WHY DO WE NEED 12th?

For Celtic and Rangers, even if the national coefficient drops, they will always have the budgets to do well enough in qualifiers to end up in a league phase most of the time. But for our third biggest team, whoever that may be in any given season, overcoming qualifiers is just not something the ‘other’ Scottish teams have been able to do.

That’s why targeting a twelfth place finish in the rankings is crucial for Scottish football. That is the position needed to guarantee NEXT season’s Scottish Cup Winners league phase football. Austria currently occupies that position, 1.7 points (4 wins + 1 draw) ahead of us. They looked uncatchable at the start of the season, adding 2.4 bonus points from Champions League qualification alone, as RB Salzburg progressed through qualifiers to join Champions Sturm Graz.

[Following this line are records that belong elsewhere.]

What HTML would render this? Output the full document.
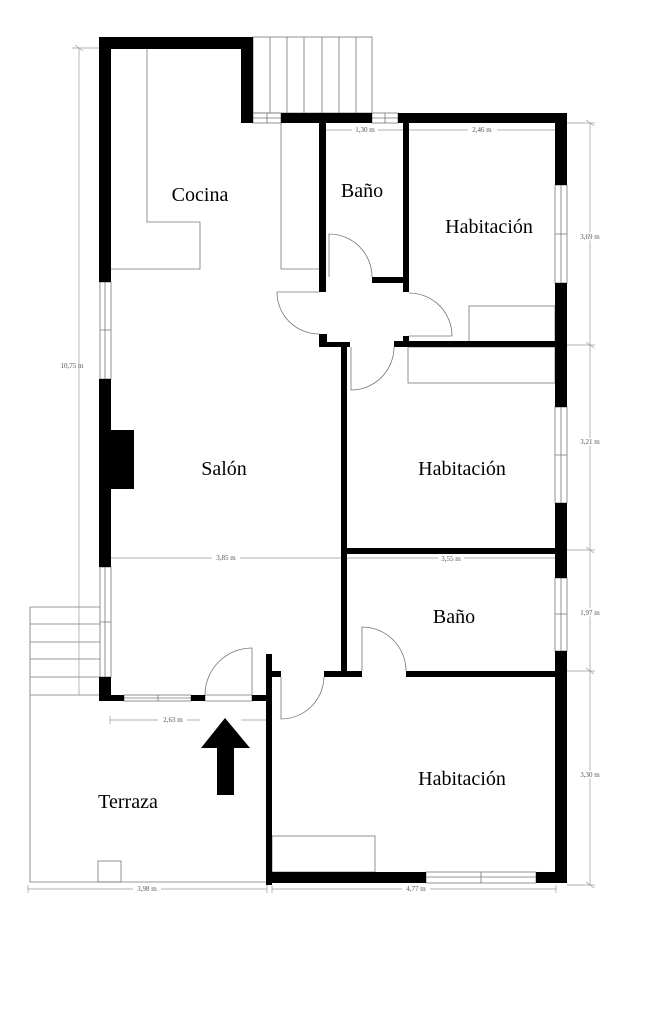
<!DOCTYPE html>
<html><head><meta charset="utf-8"><style>
html,body{margin:0;padding:0;background:#fff;}
svg{display:block;}
text{font-family:"Liberation Serif",serif;}
.d{font-family:"Liberation Sans",sans-serif;font-size:7px;fill:#555;}
</style></head><body>
<svg width="649" height="1024" viewBox="0 0 649 1024" xmlns="http://www.w3.org/2000/svg">
<rect width="649" height="1024" fill="#fff"/>
<!-- thin lines -->
<g stroke="#777" stroke-width="0.8" fill="none">
  <!-- stairs top -->
  <rect x="253" y="37" width="119" height="76"/>
  <path d="M270 37V113M287 37V113M304 37V113M322 37V113M339 37V113M356 37V113"/>
  <!-- kitchen counters -->
  <path d="M147 48V222H200V269H111M281 123V269H319"/>
  <rect x="469" y="306" width="86" height="36"/>
  <rect x="408" y="347" width="147" height="36"/>
  <rect x="272" y="836" width="103" height="36"/>
  <rect x="98" y="861" width="23" height="21"/>
  <!-- left stairs -->
  <path d="M30 607H100M30 624H100M30 642H100M30 659H100M30 677H100M30 607V882H270M30 695H100"/>
  <!-- windows -->
  <rect x="100" y="282" width="11" height="97"/><path d="M100 330H111M105 282V379"/>
  <rect x="100" y="567" width="11" height="110"/><path d="M100 622H111M105 567V677"/>
  <rect x="555" y="185" width="12" height="98"/><path d="M555 234H567M561 185V283"/>
  <rect x="555" y="407" width="12" height="96"/><path d="M555 455H567M561 407V503"/>
  <rect x="555" y="578" width="12" height="73"/><path d="M555 614H567M561 578V651"/>
  <rect x="253" y="113" width="28" height="10"/><path d="M253 118H281M267 113V123"/>
  <rect x="372" y="113" width="26" height="10"/><path d="M372 118H398M385 113V123"/>
  <rect x="124" y="695" width="67" height="6"/><path d="M124 698H191M158 695V701"/>
  <rect x="426" y="872" width="110" height="11"/><path d="M426 877H536M481 872V883"/>
  <path d="M205 695H252V701H205Z"/>
  <!-- doors -->
  <path d="M329 277V234A43 43 0 0 1 372 277"/>
  <path d="M319 292H277A42 42 0 0 0 319 334"/>
  <path d="M409 336H452A43 43 0 0 0 409 293"/>
  <path d="M351 347V390A43 43 0 0 0 394 347"/>
  <path d="M362 671V627A44 44 0 0 1 406 671"/>
  <path d="M281 677V719A43 43 0 0 0 324 677"/>
  <path d="M252 695V648A47 47 0 0 0 205 695"/>
</g>
<!-- dimension lines -->
<g stroke="#999" stroke-width="0.7" fill="none">
  <path d="M79 48V695M72 48H100M72 695H100"/>
  <path d="M590 123V885M567 123H595M567 345H595M567 550H595M567 671H595M567 885H595"/>
  <path d="M326 130H352M378 130H403M409 130H468M497 130H555"/>
  <path d="M111 558H212M240 558H341M345 558H438M464 558H557"/>
  <path d="M110 720H158M187 720H200M241 720H267"/>
  <path d="M28 889H133M161 889H267M272 889H402M430 889H556"/>
  <path d="M28 885V893M267 885V893M272 885V893M556 885V893M110 716V724M267 716V724"/>
  <path d="M75 45L83 51M586 120L594 126M586 342L594 348M586 547L594 553M586 668L594 674M586 882L594 888"/>
</g>
<g class="d" text-anchor="middle">
  <text x="365" y="132">1,30 m</text>
  <text x="482" y="132">2,46 m</text>
  <text x="226" y="560">3,85 m</text>
  <text x="451" y="561">3,55 m</text>
  <text x="173" y="722">2,63 m</text>
  <text x="147" y="891">3,98 m</text>
  <text x="416" y="891">4,77 m</text>
  <text x="72" y="368">10,75 m</text>
  <text x="590" y="239" fill="#555" style="paint-order:stroke" stroke="#fff" stroke-width="3">3,69 m</text>
  <text x="590" y="444" style="paint-order:stroke" stroke="#fff" stroke-width="3">3,21 m</text>
  <text x="590" y="615" style="paint-order:stroke" stroke="#fff" stroke-width="3">1,97 m</text>
  <text x="590" y="777" style="paint-order:stroke" stroke="#fff" stroke-width="3">3,30 m</text>
</g>
<!-- walls -->
<g fill="#000">
  <rect x="100" y="37" width="153" height="12"/>
  <rect x="241" y="37" width="12" height="86"/>
  <rect x="99" y="37" width="12" height="245"/>
  <rect x="99" y="379" width="12" height="188"/>
  <rect x="111" y="430" width="23" height="59"/>
  <rect x="99" y="677" width="12" height="24"/>
  <rect x="99" y="695" width="25" height="6"/>
  <rect x="191" y="695" width="14" height="6"/>
  <rect x="252" y="695" width="18" height="6"/>
  <rect x="281" y="113" width="91" height="10"/>
  <rect x="398" y="113" width="169" height="10"/>
  <rect x="555" y="113" width="12" height="72"/>
  <rect x="555" y="283" width="12" height="124"/>
  <rect x="555" y="503" width="12" height="75"/>
  <rect x="555" y="651" width="12" height="232"/>
  <rect x="319" y="123" width="7" height="169"/>
  <rect x="403" y="123" width="6" height="169"/>
  <rect x="372" y="277" width="31" height="6"/>
  <rect x="319" y="334" width="8" height="13"/>
  <rect x="319" y="342" width="31" height="5"/>
  <rect x="403" y="336" width="6" height="11"/>
  <rect x="394" y="341" width="173" height="6"/>
  <rect x="341" y="342" width="6" height="335"/>
  <rect x="343" y="548" width="224" height="6"/>
  <rect x="324" y="671" width="38" height="6"/>
  <rect x="406" y="671" width="161" height="6"/>
  <rect x="266" y="654" width="6" height="231"/>
  <rect x="266" y="671" width="15" height="6"/>
  <rect x="266" y="872" width="160" height="11"/>
  <rect x="536" y="872" width="31" height="11"/>
  <!-- arrow -->
  <polygon points="201,748 225,718 250,748"/>
  <rect x="217" y="747" width="17" height="48"/>
</g>
<!-- labels -->
<g font-size="20" text-anchor="middle" fill="#000">
  <text x="200" y="201">Cocina</text>
  <text x="362" y="197">Baño</text>
  <text x="489" y="233">Habitación</text>
  <text x="224" y="475">Salón</text>
  <text x="462" y="475">Habitación</text>
  <text x="454" y="623">Baño</text>
  <text x="462" y="785">Habitación</text>
  <text x="128" y="808">Terraza</text>
</g>
</svg>
</body></html>
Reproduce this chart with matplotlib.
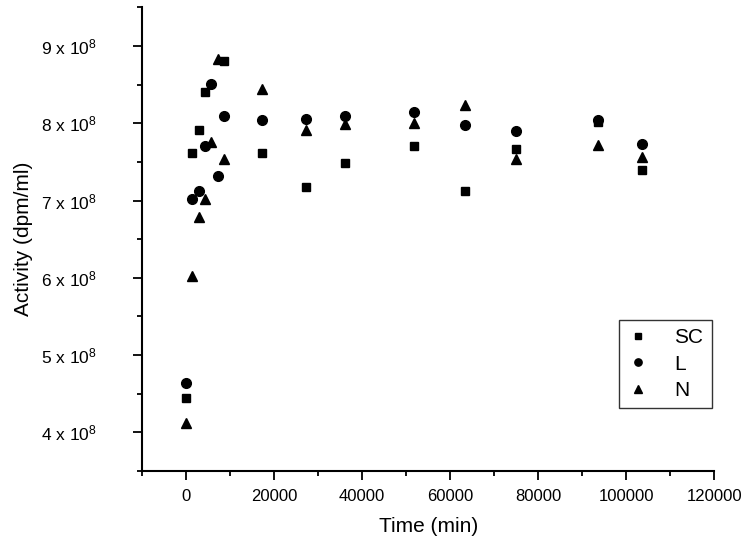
import matplotlib
matplotlib.use("Agg")
import matplotlib.pyplot as plt
from matplotlib.ticker import MultipleLocator, FuncFormatter

plt.rcParams['font.family'] = ['Liberation Sans', 'DejaVu Sans']
plt.rcParams['mathtext.fontset'] = 'custom'
plt.rcParams['mathtext.rm'] = 'Liberation Sans'
plt.rcParams['mathtext.it'] = 'Liberation Sans'

# Time points (min)
t_sc = [0, 1440, 2880, 4320, 8640, 17280, 27360, 36000, 51840, 63360, 74880, 93600, 103680]
sc = [4.45, 7.61, 7.91, 8.40, 8.81, 7.62, 7.17, 7.49, 7.70, 7.13, 7.67, 8.02, 7.40]

t_l = [0, 1440, 2880, 4320, 5760, 7200, 8640, 17280, 27360, 36000, 51840, 63360, 74880, 93600, 103680]
l = [4.64, 7.02, 7.12, 7.71, 8.51, 7.32, 8.09, 8.04, 8.06, 8.09, 8.15, 7.98, 7.90, 8.04, 7.73]

t_n = [0, 1440, 2880, 4320, 5760, 7200, 8640, 17280, 27360, 36000, 51840, 63360, 74880, 93600, 103680]
n = [4.12, 6.03, 6.79, 7.02, 7.76, 8.83, 7.54, 8.45, 7.91, 7.99, 8.01, 8.24, 7.54, 7.72, 7.57]

scale = 1e8

fig = plt.figure(figsize=(7.52, 5.48), dpi=100)
ax = fig.add_axes([142 / 752, 1 - 471 / 548, (714.3 - 142) / 752, (471 - 7.4) / 548])

ax.plot(t_sc, [v * scale for v in sc], linestyle='none', marker='s', ms=6, color='black', label='SC')
ax.plot(t_l, [v * scale for v in l], linestyle='none', marker='o', ms=7, color='black', label='L')
ax.plot(t_n, [v * scale for v in n], linestyle='none', marker='^', ms=7.5, color='black', label='N')

ax.set_xlim(-10000, 120000)
ax.set_ylim(3.5e8, 9.5e8)

ax.spines['top'].set_visible(False)
ax.spines['right'].set_visible(False)
for s in ['left', 'bottom']:
    ax.spines[s].set_linewidth(1.5)

ax.xaxis.set_major_locator(MultipleLocator(20000))
ax.xaxis.set_minor_locator(MultipleLocator(10000))
ax.yaxis.set_major_locator(MultipleLocator(1e8))
ax.yaxis.set_minor_locator(MultipleLocator(0.5e8))

ax.yaxis.set_major_formatter(FuncFormatter(lambda v, p: r"%d x 10$^{8}$" % round(v / 1e8)))
ax.xaxis.set_major_formatter(FuncFormatter(lambda v, p: "%d" % v))

ax.tick_params(axis='both', which='major', direction='out', length=6.5, width=1.3, labelsize=12)
ax.tick_params(axis='y', which='major', labelsize=12.5, pad=26)
ax.tick_params(axis='both', which='minor', direction='out', length=3.6, width=1.3)
ax.tick_params(axis='x', which='major', pad=6.5)

ax.set_xlabel('Time (min)', fontsize=15, labelpad=9.5)
ax.set_ylabel('Activity (dpm/ml)', fontsize=15, labelpad=6)

leg = ax.legend(loc='upper left', bbox_to_anchor=(619.3 / 752, 1 - 320 / 548),
                bbox_transform=fig.transFigure, borderaxespad=0, fontsize=15,
                frameon=True, fancybox=False, edgecolor='black', handlelength=1.0,
                handletextpad=1.25, labelspacing=0.35, borderpad=0.4, markerscale=0.75)
leg.get_frame().set_linewidth(1.0)

fig.savefig('out.png', dpi=100)
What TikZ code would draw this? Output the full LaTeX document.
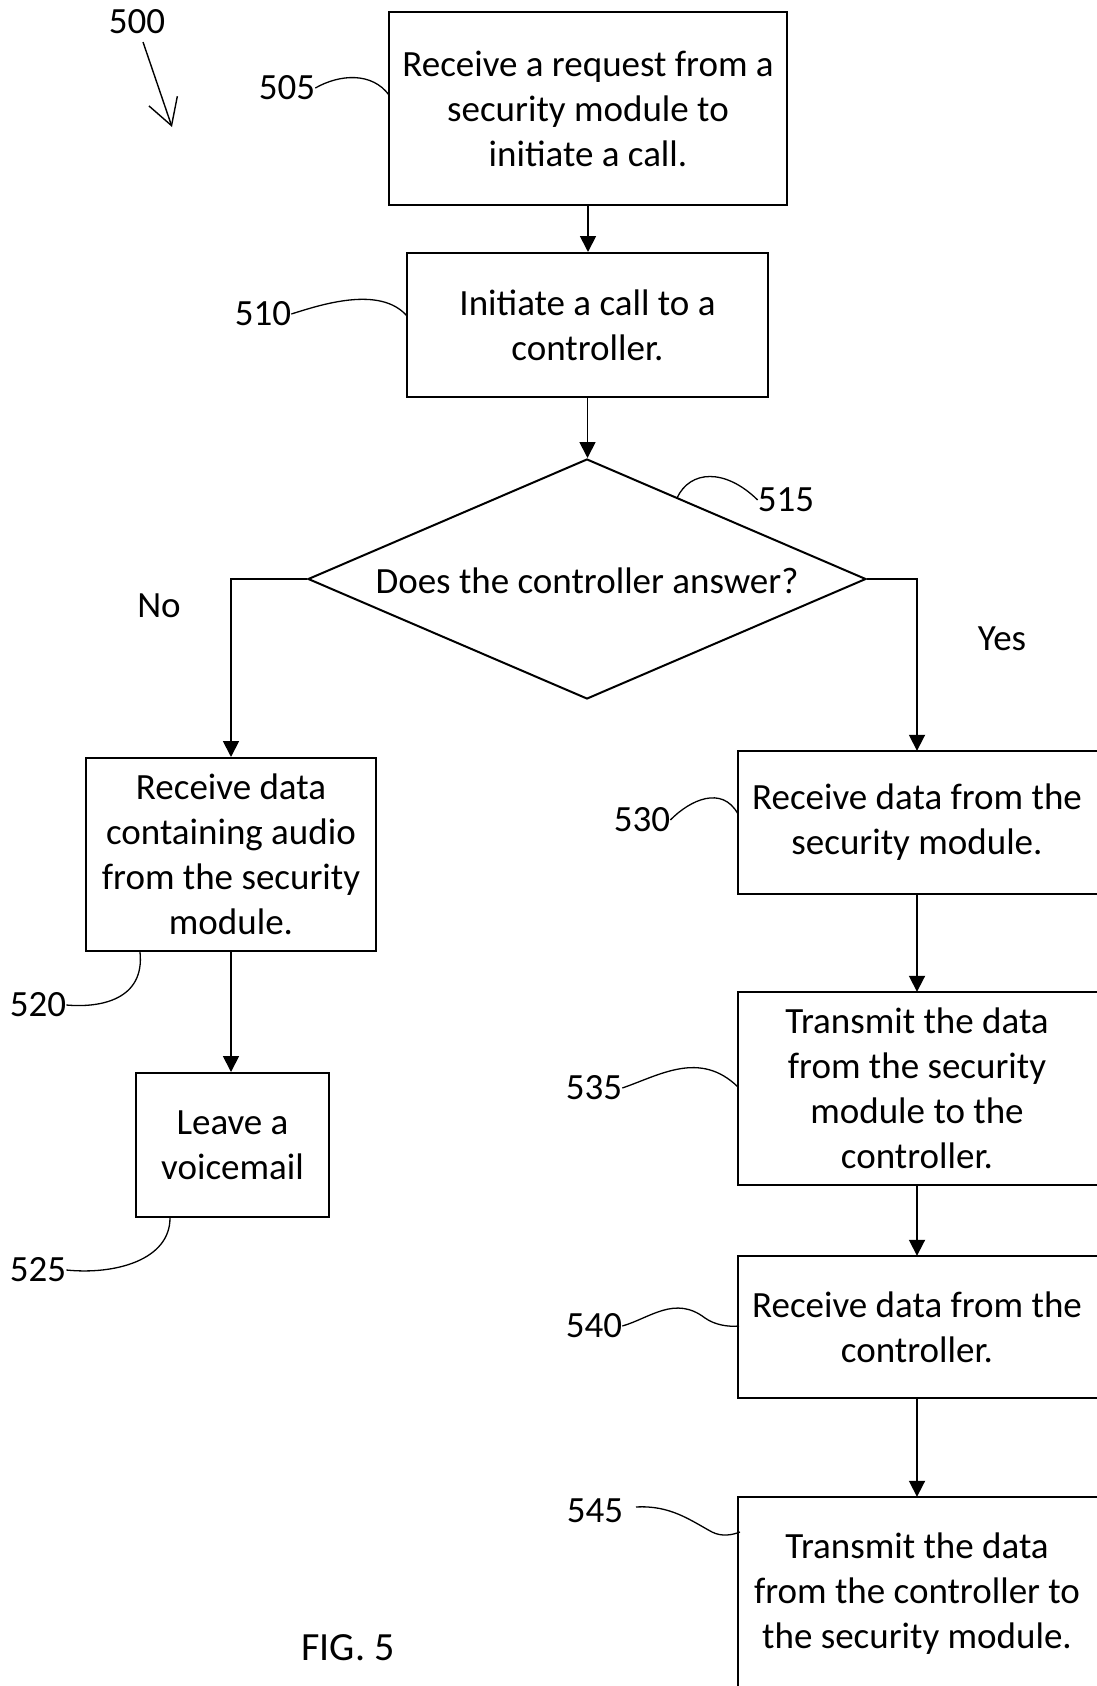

However disastrous form once they’ve reached there – they have just one win and seven defeats from their combined eight matches – means the twelfth place door they should have had nailed shut, has been left ajar as Scotland makes a march up the rankings.

Each position higher finished in the league phase brings about more revenue, a ‘less difficult’ knockout round opponent, but most importantly for the greater good of Scottish football – more bonus coefficient points. If we can get three teams through to the knockout rounds – as looks very likely – then the bonus points bump will cut the gap on Austria even further. If LASK, who currently occupy elimination spots in the Conference league, are eliminated alongside Austria’s two Champions League teams, then it would be our three teams in a hunt against just one Austrian team – Rapid Vienna in the Conference League. We may find ourselves with a genuine chance of overtaking them and completing a remarkable climb out of the abyss.